Traditionally, the Amazing Race Mt. Juliet has allowed the community to help out by solving clues and completing challenges across the city — just like the reality show it’s named for.

“We didn’t want to cancel, but we knew we had to change it up,” event organizer Kristin Wall said. “In the past it was an adults-only event, but this year is bringing in kids.”

This year’s race saw families travel by car, receive clues remotely and complete socially distant challenges.

“I have volunteers texting out clues as opposed to passing something out,” Wall said. “Once you get that, you can go anywhere within the race boundaries to find it, and we have fun challenges like singing a song or doing a knock-knock joke. Normally you’d do something related to the place where the clue leads you, like learning a dance routine at Rockstar Academy of Dance.”

The kids may also get a chance to take on the traditional race next year after positive feedback from participants. Wall said the event has previously been geared toward adults because of its competitive atmosphere.

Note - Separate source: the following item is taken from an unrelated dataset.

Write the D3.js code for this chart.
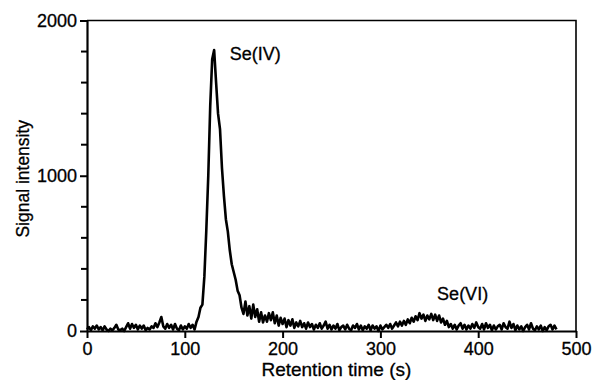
<!DOCTYPE html>
<html>
<head>
<meta charset="utf-8">
<script src="https://cdn.jsdelivr.net/npm/d3@7"></script>
<style>
  body { margin: 0; background: #fff; }
  text { font-family: "Liberation Sans", Arial, sans-serif; fill: #000; }
</style>
</head>
<body>
<div id="chart"></div>
<script>
/* Chromatogram: Se(IV) and Se(VI) */

// sampling interval of the detector (s)
const sampleStep = 2;

// signal intensity, one value every 2 s from 0 s to 480 s
const signal = [
    10, 25, 5, 30, 15, 35, 10, 25, 5, 30,          // 0-18
    10, 0, 15, 5, 20, 40, 10, 5, 15, 0,            // 20-38
    25, 50, 15, 45, 20, 40, 10, 35, 15, 35,        // 40-58
    5, 20, 10, 30, 20, 50, 25, 55, 90, 30,         // 60-78
    15, 45, 20, 40, 10, 45, 15, 5, 35, 10,         // 80-98
    30, 15, 45, 20, 40, 10, 60, 90, 150, 170,      // 100-118
    350, 650, 1000, 1450, 1750, 1810, 1600, 1400, 1300, 1050, // 120-138
    870, 720, 640, 520, 430, 380, 330, 260, 230, 150,         // 140-158
    110, 190, 100, 160, 80, 170, 90, 140, 60, 120,  // 160-178
    55, 100, 60, 115, 70, 120, 50, 100, 35, 85,     // 180-198
    45, 80, 25, 70, 35, 75, 20, 55, 30, 65,         // 200-218
    25, 50, 15, 55, 25, 45, 10, 40, 20, 50,         // 220-238
    15, 35, 60, 15, 40, 10, 35, 15, 45, 5,          // 240-258
    25, 35, 10, 40, 15, 5, 35, 20, 45, 10,          // 260-278
    35, 5, 30, 15, 40, 5, 35, 15, 30, 0,            // 280-298
    35, 10, 25, 40, 20, 45, 15, 35, 55, 30,         // 300-318
    60, 35, 65, 40, 75, 50, 85, 60, 95, 70,         // 320-338
    115, 80, 105, 65, 100, 75, 110, 70, 105, 65,    // 340-358
    100, 55, 80, 40, 65, 25, 45, 15, 40, 10,        // 360-378
    35, 50, 15, 40, 10, 35, 15, 45, 20, 55,         // 380-398
    25, 15, 45, 10, 50, 20, 40, 5, 35, 10,          // 400-418
    30, 40, 10, 50, 25, 15, 60, 20, 45, 5,          // 420-438
    35, 10, 30, 0, 25, 40, 10, 50, 15, 5,           // 440-458
    30, 10, 35, 0, 25, 5, 30, 40, 10, 35,           // 460-478
    10                                              // 480
];

// peak labels: retention time and intensity at the label baseline
const peakNames = ["Se(IV)", "Se(VI)"];
const peakLabelX = [146, 358];
const peakLabelY = [1745, 200];

const xTicks = [0, 100, 200, 300, 400, 500];
const yTicks = [0, 1000, 2000];
const yMinorTicks = [200, 400, 600, 800, 1200, 1400, 1600, 1800];

const height = 380,
      width = 592,
      margin = ({ top: 20.5, right: 16, bottom: 49, left: 87 });

let svg = d3.select("#chart")
    .append("svg")
    .attr("width", width)
    .attr("height", height);

let x = d3.scaleLinear()
    .domain([0, 500])
    .range([margin.left, width - margin.right]);

let y = d3.scaleLinear()
    .domain([0, 2000])
    .range([height - margin.bottom, margin.top]);

// top and right frame lines
svg.append("path")
    .attr("d", `M${x(0)},${y(2000)}H${x(500)}V${y(0)}`)
    .attr("fill", "none")
    .attr("stroke", "#000")
    .attr("stroke-width", 1.6);

// x axis
let gx = svg.append("g")
    .attr("transform", `translate(0,${y(0)})`)
    .call(d3.axisBottom(x).tickValues(xTicks).tickFormat(d3.format("d"))
        .tickSize(7).tickPadding(3).tickSizeOuter(0));

// y axis
let gy = svg.append("g")
    .attr("transform", `translate(${x(0)},0)`)
    .call(d3.axisLeft(y).tickValues(yTicks).tickFormat(d3.format("d"))
        .tickSize(7).tickPadding(3).tickSizeOuter(0));

// y minor ticks
gy.selectAll(".minor")
    .data(yMinorTicks)
    .join("line")
    .attr("class", "minor")
    .attr("x1", -6)
    .attr("x2", 0)
    .attr("y1", d => y(d))
    .attr("y2", d => y(d))
    .attr("stroke", "#000")
    .attr("stroke-width", 2);

for (let g of [gx, gy]) {
    g.select(".domain").attr("stroke-width", 2.2);
    g.selectAll(".tick line").attr("stroke-width", 2);
    g.selectAll("text")
        .attr("font-family", "Liberation Sans, Arial, sans-serif")
        .style("font-size", "18px")
        .attr("fill", "#000")
        .attr("stroke", "#000")
        .attr("stroke-width", 0.3);
}
gx.selectAll(".tick text").attr("dy", "0.75em");

// axis titles
svg.append("text")
    .attr("x", x(255))
    .attr("y", 376)
    .attr("text-anchor", "middle")
    .style("font-size", "19px")
    .attr("stroke", "#000")
    .attr("stroke-width", 0.3)
    .text("Retention time (s)");

svg.append("text")
    .attr("transform", `translate(29,${y(1000) + 3}) rotate(-90)`)
    .attr("text-anchor", "middle")
    .style("font-size", "17.5px")
    .attr("stroke", "#000")
    .attr("stroke-width", 0.3)
    .text("Signal intensity");

// trace
let line = d3.line()
    .x((d, i) => x(i * sampleStep))
    .y(d => y(d));

svg.append("path")
    .datum(signal)
    .attr("d", line)
    .attr("fill", "none")
    .attr("stroke", "#000")
    .attr("stroke-width", 2.6)
    .attr("stroke-linejoin", "round");

// peak labels
svg.selectAll(".peak")
    .data(peakNames)
    .join("text")
    .attr("class", "peak")
    .attr("x", (d, i) => x(peakLabelX[i]))
    .attr("y", (d, i) => y(peakLabelY[i]))
    .style("font-size", "18px")
    .attr("stroke", "#000")
    .attr("stroke-width", 0.3)
    .text(d => d);
</script>
</body>
</html>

“Lots of people were excited about doing it with their kids there, and it went really well,” Clark said. “We’re definitely talking about continuing to do that, maybe by doing two races a year: one for families and one for adults.”

As the race has grown, so has the Benevolence School, and creating a second event could be the push it needs to provide technical education. Funds from the race also go toward operational costs like providing meals.

“We started out with around 10 kids, and seeing them not only just have an education, but become healthier has been amazing,” Clark said. “When we first started working with some of them their hair was rust-colored, which means they’re malnourished … and for them to overcome that, I’m so happy to be a part of that and see it.”